Logstash XML parsing problem


(lennart) #1
Hello! I've been trying to figure out how to do XML parsing in logstash for almost nine hours in total. There's not that much information about it and several sources are really old and I'm terrible at coming up with the correct keywords for finding relevant information. I've made this very simple configuration to show exactly what my problem is:

input {
   udp {
      port => 2055
   }
}

#xml looks something like this
#<7><LOG><TIMESTAMP>mytimestamp</TIMESTAMP><EVENT>myevent</EVENT><INFO>myinfo</INFO></LOG>
#how do I parse the xml so that timestamp, event and info have their own fields? The following didn't work
filter {
   xml {
      source => "message"
      force_array => false
      store_xml => false
      xpath => ["/LOG/TIMESTAMP", "timestamp",
            "/LOG/EVENT", "event",
            "/LOG/INFO", "info"]
     }
   mutate {
      add_field => {
       "timestamp" => "%{timestamp}"
       "event" => "%{event}"
       "info" => "%{info}"
      }
   }
}

output {
   elasticsearch {
   hosts => "localhost:9200"
   manage_template => false
   index => "logstash-xml-%{+YYYY.MM.dd}"
   }
}

so basically make this:

message: <7><LOG><TIMESTAMP>mytimestamp</TIMESTAMP><EVENT>myevent</EVENT><INFO>myinfo</INFO></LOG>

into this:

timestamp: mytimestamp
event: myevent
info: myinfo

Thanks in advance!

#2

If you test this with a simple config like

input { stdin {} }
output { stdout { codec => rubydebug } }

filter {
  xml {
    source => "message"
    target => "theXML"
  }
}

You will see that you are getting a _xmlparsefailure tag, which I would imagine is because the <7> tag is never closed.
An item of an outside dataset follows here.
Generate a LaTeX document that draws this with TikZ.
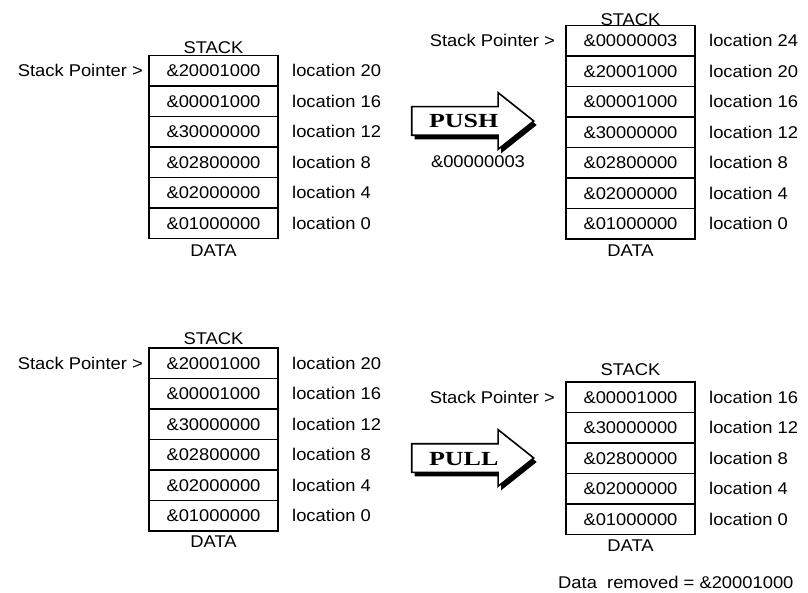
\documentclass[tikz,border=0pt]{standalone}
\usepackage{fontspec}
\setmainfont{Liberation Sans}[FakeStretch=1.08]
\newfontfamily\arrowfont{Liberation Serif}[FakeStretch=1.3]
\usetikzlibrary{positioning,shapes.arrows,shadows}

\begin{document}
\begin{tikzpicture}[x=1pt,y=-1pt,line join=miter,
					every node/.style={font=\fontsize{17}{20}\selectfont},
					cell/.style={draw,line width=1.5pt,minimum width=129pt,minimum height=30.5pt,inner sep=0pt,outer sep=0pt},
					loc/.style={inner sep=0pt},
					caption/.style={inner sep=0pt},
					bigarrow/.style={single arrow,draw,line width=1.6pt,fill=white,anchor=tip,
						single arrow head extend=14pt,single arrow tip angle=77,minimum height=122pt,
						text height=14pt,text depth=0pt,inner ysep=6.5pt,inner xsep=6pt,
						font=\arrowfont\bfseries\fontsize{20}{20}\selectfont,
						drop shadow={shadow xshift=3pt,shadow yshift=-4pt,fill=black,opacity=1}},
				]

  \fill[white] (0,0) rectangle (808,593);
  \useasboundingbox (0,0) rectangle (808,593);

  \node[cell]		(A1) at (213.5,70.75)	{\&20001000};
  \node[cell]		(A2) [below=0pt of A1]	{\&00001000};
  \node[cell]		(A3) [below=0pt of A2]	{\&30000000};
  \node[cell]		(A4) [below=0pt of A3]	{\&02800000};
  \node[cell]		(A5) [below=0pt of A4]	{\&02000000};
  \node[cell]		(A6) [below=0pt of A5]	{\&01000000};
  \node[caption]	(As) [above=2pt of A1]	{STACK};
  \node[caption]	(Ad) [below=6pt of A6]	{DATA};
  \node[caption]	(Ap) [left=6pt of A1]	{Stack Pointer >};
  \node[loc]		(a1) [right=14pt of A1]	{location 20};
  \node[loc]		(a2) [right=14pt of A2]	{location 16};
  \node[loc]		(a3) [right=14pt of A3]	{location 12};
  \node[loc]		(a4) [right=14pt of A4]	{location 8};
  \node[loc]		(a5) [right=14pt of A5]	{location 4};
  \node[loc]		(a6) [right=14pt of A6]	{location 0};

  \node[cell]		(B1) at (630.5,40.75)	{\&00000003};
  \node[cell]		(B2) [below=0pt of B1]	{\&20001000};
  \node[cell]		(B3) [below=0pt of B2]	{\&00001000};
  \node[cell]		(B4) [below=0pt of B3]	{\&30000000};
  \node[cell]		(B5) [below=0pt of B4]	{\&02800000};
  \node[cell]		(B6) [below=0pt of B5]	{\&02000000};
  \node[cell]		(B7) [below=0pt of B6]	{\&01000000};
  \node[caption]	(Bs) [above=0pt of B1]	{STACK};
  \node[caption]	(Bd) [below=6pt of B7]	{DATA};
  \node[caption]	(Bp) [left=11pt of B1]	{Stack Pointer >};
  \node[loc]		(b1) [right=14pt of B1]	{location 24};
  \node[loc]		(b2) [right=14pt of B2]	{location 20};
  \node[loc]		(b3) [right=14pt of B3]	{location 16};
  \node[loc]		(b4) [right=14pt of B4]	{location 12};
  \node[loc]		(b5) [right=14pt of B5]	{location 8};
  \node[loc]		(b6) [right=14pt of B6]	{location 4};
  \node[loc]		(b7) [right=14pt of B7]	{location 0};

  \node[bigarrow]	(push) at (535,121)		{PUSH};
  \node[caption]	(pv) at (478,162)		{\&00000003};

  \node[cell]		(C1) at (213.5,363.25)	{\&20001000};
  \node[cell]		(C2) [below=0pt of C1]	{\&00001000};
  \node[cell]		(C3) [below=0pt of C2]	{\&30000000};
  \node[cell]		(C4) [below=0pt of C3]	{\&02800000};
  \node[cell]		(C5) [below=0pt of C4]	{\&02000000};
  \node[cell]		(C6) [below=0pt of C5]	{\&01000000};
  \node[caption]	(Cs) [above=3pt of C1]	{STACK};
  \node[caption]	(Cd) [below=5pt of C6]	{DATA};
  \node[caption]	(Cp) [left=6pt of C1]	{Stack Pointer >};
  \node[loc]		(c1) [right=14pt of C1]	{location 20};
  \node[loc]		(c2) [right=14pt of C2]	{location 16};
  \node[loc]		(c3) [right=14pt of C3]	{location 12};
  \node[loc]		(c4) [right=14pt of C4]	{location 8};
  \node[loc]		(c5) [right=14pt of C5]	{location 4};
  \node[loc]		(c6) [right=14pt of C6]	{location 0};

  \node[cell]		(D1) at (630.5,397.25)	{\&00001000};
  \node[cell]		(D2) [below=0pt of D1]	{\&30000000};
  \node[cell]		(D3) [below=0pt of D2]	{\&02800000};
  \node[cell]		(D4) [below=0pt of D3]	{\&02000000};
  \node[cell]		(D5) [below=0pt of D4]	{\&01000000};
  \node[caption]	(Ds) [above=6pt of D1]	{STACK};
  \node[caption]	(Dd) [below=5pt of D5]	{DATA};
  \node[caption]	(Dp) [left=11pt of D1]	{Stack Pointer >};
  \node[loc]		(d1) [right=14pt of D1]	{location 16};
  \node[loc]		(d2) [right=14pt of D2]	{location 12};
  \node[loc]		(d3) [right=14pt of D3]	{location 8};
  \node[loc]		(d4) [right=14pt of D4]	{location 4};
  \node[loc]		(d5) [right=14pt of D5]	{location 0};

  \node[bigarrow]	(pull) at (535,458)		{PULL};
  \node[caption,anchor=west]	(rm) at (558,582)	{Data\ \ removed = \&20001000};
\end{tikzpicture}
\end{document}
I have no idea what you want to do with that, but one approach would be to strip it off using mutate { gsub => [ "message", "^[^>]+>", "" ] } in which case the XML parser is happy

{
      "@version" => "1",
          "host" => "[...]t",
       "theXML" => {
             "INFO" => [
            [0] "myinfo"
        ],
            "EVENT" => [
            [0] "myevent"
        ],
        "TIMESTAMP" => [
            [0] "mytimestamp"
        ]
    },
    "@timestamp" => 2017-12-20T17:07:34.419Z,
       "message" => "<LOG><TIMESTAMP>mytimestamp</TIMESTAMP><EVENT>myevent</EVENT><INFO>myinfo</INFO></LOG>"
}
Note that everything is an array, so you may need to adjust your xpath expressions accordingly.

(lennart) #3

EDIT, this worked perfectly, thanks for the help! So basically, the <7> was the main cause for all my frustration in trying to make this work. Thanks for your help Badger!

input {
   udp {
      port => 2055
   }
}

filter {
   mutate { gsub => [ "message", "^[^>]+>", "" ] } 
   xml {
      source => "message"
      force_array => false
      store_xml => false
      xpath => ["/LOG/TIMESTAMP/text()", "timestamp",
            "/LOG/EVENT/text()", "event",
            "/LOG/INFO/text()", "info"]
     }
}

output {
   elasticsearch {
   hosts => "localhost:9200"
   manage_template => false
   index => "logstash-xml-%{+YYYY.MM.dd}"
   }
}

(system) #4

This topic was automatically closed 28 days after the last reply. New replies are no longer allowed.